Wenn man eine Kulturkolumne schreiben soll, setzt das voraus, dass man sich mit „Kultur“ auch verbunden fühlt. Um sich mit etwas zu verbinden, sollte man dieses Ding oder diesen Sachverhalt zunächst definieren. Bei „Kultur“ ist das nicht immer ganz einfach, wie auch aktuelle Diskussionen um „Kultur & Werte“ immer wieder veranschaulichen. Gern beruft man sich auf „Unsere Kultur“, ohne diese jedoch zunächst einmal genau zu benennen.

Das mag daran liegen, dass es einen singulären Kulturbegriff gar nicht gibt. Klar gibt es Kultur. Es gibt auch „unsere Kultur“.

Es ist allerdings vollkommen unmöglich „unsere Kultur“ vollkommen Singular auf eine Nadelspitze zu setzen, ohne dabei andere Kulturen zu beachten. Kultur ist abhängig von Zeit und Ort ihres Entstehens. Die spanische Inquisition gehört also ebenso zu unseren kulturellen Errungenschaften wie Michelangelos Deckenfresko in der sixtinischen Kapelle. Mit einem Fresko mag man sich nun eher verbunden fühlen, als mit mordenden marodierenden religiösen Fanatikern. Trotzdem enstpringen Beide derselben kulturellen Zeitlinie. Stellen sie sich „unsere Kultur“ wie ein Baum vor. Wir haben einen Stamm und an dem Baum viele Äste und Verzweigungen, die alle Blätter oder Früchte tragen. Schlüge man nun einen dieser Äste ab, liefe man Gefahr, dass auch ein anderer Ast abstirbt – oder im schlimmsten Fall, der ganze Baum eingeht.

Auch wenn unser Baum gesund wächst, gedeiht und viele Früchte trägt, bedeutet es nicht, dass auch alle seiner Früchte gelungen oder genießbar sind.

Wir kamen auf diesen Gedanken, nachdem wir uns „unsere Kultur“ einmal genauer angesehen haben. Wir können uns auf einen kräftigen Stamm berufen und eine prächtig verzweigte Baumkrone. Bei vielen Trieben sind wir jedoch nicht sicher, ob es sich dabei um süße Früchte handelt. Kultur umgibt uns. Kultur definiert das, was wir tun und sind. Unsere Schrankwände gehören ebenso dazu wie unser jährlicher Pauschalurlaub oder unser unreflektiertes Gezanke in sozialen Medien.

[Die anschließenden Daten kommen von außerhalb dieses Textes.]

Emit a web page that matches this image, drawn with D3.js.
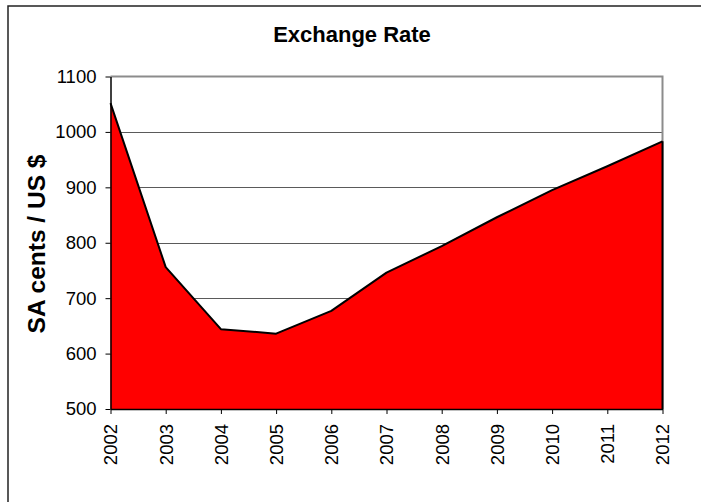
<!DOCTYPE html>
<html>
<head>
<meta charset="utf-8">
<script src="https://cdn.jsdelivr.net/npm/d3@7"></script>
<style>
  body { margin: 0; background: #fff; }
  text { font-family: "Liberation Sans", Arial, sans-serif; }
</style>
</head>
<body>
<div id="chart"></div>
<script>
var years = [2002, 2003, 2004, 2005, 2006, 2007, 2008, 2009, 2010, 2011, 2012];
var rates = [1052, 756, 644, 636, 677, 746, 794, 846, 895, 938, 983];
var yTicks = [500, 600, 700, 800, 900, 1000, 1100];

var width = 701, height = 502;
var plotLeft = 110.5, plotRight = 662.5, plotTop = 76.5, plotBottom = 409;

var svg = d3.select("#chart").append("svg")
    .attr("width", width).attr("height", height);

// outer frame (right/bottom edges fall off the picture)
svg.append("rect")
    .attr("x", 8).attr("y", 6)
    .attr("width", 720).attr("height", 520)
    .attr("fill", "none").attr("stroke", "#222").attr("stroke-width", 1.5);

var x = d3.scalePoint().domain(years).range([plotLeft, plotRight]);
var y = d3.scaleLinear().domain([500, 1100]).range([plotBottom, plotTop]);

// gridlines
svg.append("g").selectAll("line")
    .data(yTicks.slice(1, -1))
    .join("line")
    .attr("x1", plotLeft).attr("x2", plotRight)
    .attr("y1", function (d) { return Math.round(y(d)) + 0.5; })
    .attr("y2", function (d) { return Math.round(y(d)) + 0.5; })
    .attr("stroke", "#5a5a5a").attr("stroke-width", 1);

// plot frame top/right in grey
svg.append("path")
    .attr("d", "M" + plotLeft + "," + plotTop + "H" + plotRight + "V" + plotBottom)
    .attr("fill", "none").attr("stroke", "#8c8c8c").attr("stroke-width", 2);

var area = d3.area()
    .x(function (d, i) { return x(years[i]); })
    .y0(y(500))
    .y1(function (d) { return y(d); });

svg.append("path")
    .datum(rates)
    .attr("d", area)
    .attr("fill", "#ff0000");

var line = d3.line()
    .x(function (d, i) { return x(years[i]); })
    .y(function (d) { return y(d); });

svg.append("path")
    .datum(rates)
    .attr("d", line)
    .attr("fill", "none").attr("stroke", "#000").attr("stroke-width", 2)
    .attr("stroke-linejoin", "round");

// right edge of area
svg.append("line")
    .attr("x1", plotRight).attr("x2", plotRight)
    .attr("y1", y(rates[rates.length - 1])).attr("y2", plotBottom)
    .attr("stroke", "#000").attr("stroke-width", 2);

// y axis
var yAxis = svg.append("g")
    .attr("transform", "translate(" + plotLeft + ",0)")
    .call(d3.axisLeft(y).tickValues(yTicks).tickFormat(d3.format("d"))
        .tickSize(5).tickSizeOuter(0).tickPadding(9));
yAxis.select(".domain").attr("stroke", "#000").attr("stroke-width", 1.5);
yAxis.selectAll(".tick line").attr("stroke", "#000");
yAxis.selectAll("text")
    .attr("font-size", 18.5).attr("fill", "#000")
    .attr("font-family", "Liberation Sans, Arial, sans-serif");

// x axis
var xAxis = svg.append("g")
    .attr("transform", "translate(0," + plotBottom + ")")
    .call(d3.axisBottom(x).tickFormat(d3.format("d")).tickSize(5).tickSizeOuter(0));
xAxis.select(".domain").attr("stroke", "#000").attr("stroke-width", 1.5);
xAxis.selectAll(".tick line").attr("stroke", "#000");
xAxis.selectAll("text")
    .attr("font-size", 18.5).attr("fill", "#000")
    .attr("font-family", "Liberation Sans, Arial, sans-serif")
    .attr("transform", "rotate(-90)")
    .attr("text-anchor", "end")
    .attr("x", -15).attr("y", 0)
    .attr("dy", "0.35em");

// title
svg.append("text")
    .attr("x", 352).attr("y", 42)
    .attr("text-anchor", "middle")
    .attr("font-size", 22).attr("font-weight", "bold")
    .text("Exchange Rate");

// y axis title
svg.append("text")
    .attr("transform", "translate(45,244) rotate(-90)")
    .attr("text-anchor", "middle")
    .attr("font-size", 24.5).attr("font-weight", "bold")
    .text("SA cents / US $");
</script>
</body>
</html>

Nun mag jeder selbst überlegen, was von dem was wir sind und tun tatsächlich etwas an dem Baum „unserer Kultur“ zu suchen hat. Zumindest ist das der Fall, wenn sich jeder verbogene Ast darauf beruft, ja an einem großen starken Baum zu wachsen. Das mag zwar so sein, doch es macht den einzelnen Ast nicht wohlgeformter oder gesünder. Ein Apfel wird nicht dadurch schmackhafter, wenn er sich darauf beruft an demselben Baum wie Michelangelo oder Stephen Hawking gewachsen zu sein. Es ist dann nämlich auch derselbe Baum, der die Inquisition und kolonialen Sklavenhandel hervorgebracht hat.

Wir finden, dass die Debatte um unsere Kultur in der Tat sehr wichtig ist. Dabei jedoch ganz insbesondere inklusive einer sehr sehr kritischen Betrachtung dessen, was WIR zu unserer Kultur beitragen – denn genau DAS definiert „unsere Kultur“. Unsere Kultur ist ein Spiegelbild dessen, was wir selbst dafür tun.

Wenn wir uns nun in unserer Welt umschauen, fällt es sehr sehr schwer, sich so dermaßen um unserer Kultur zu freuen, dass wir hier erbauliche Kolumnen schreiben.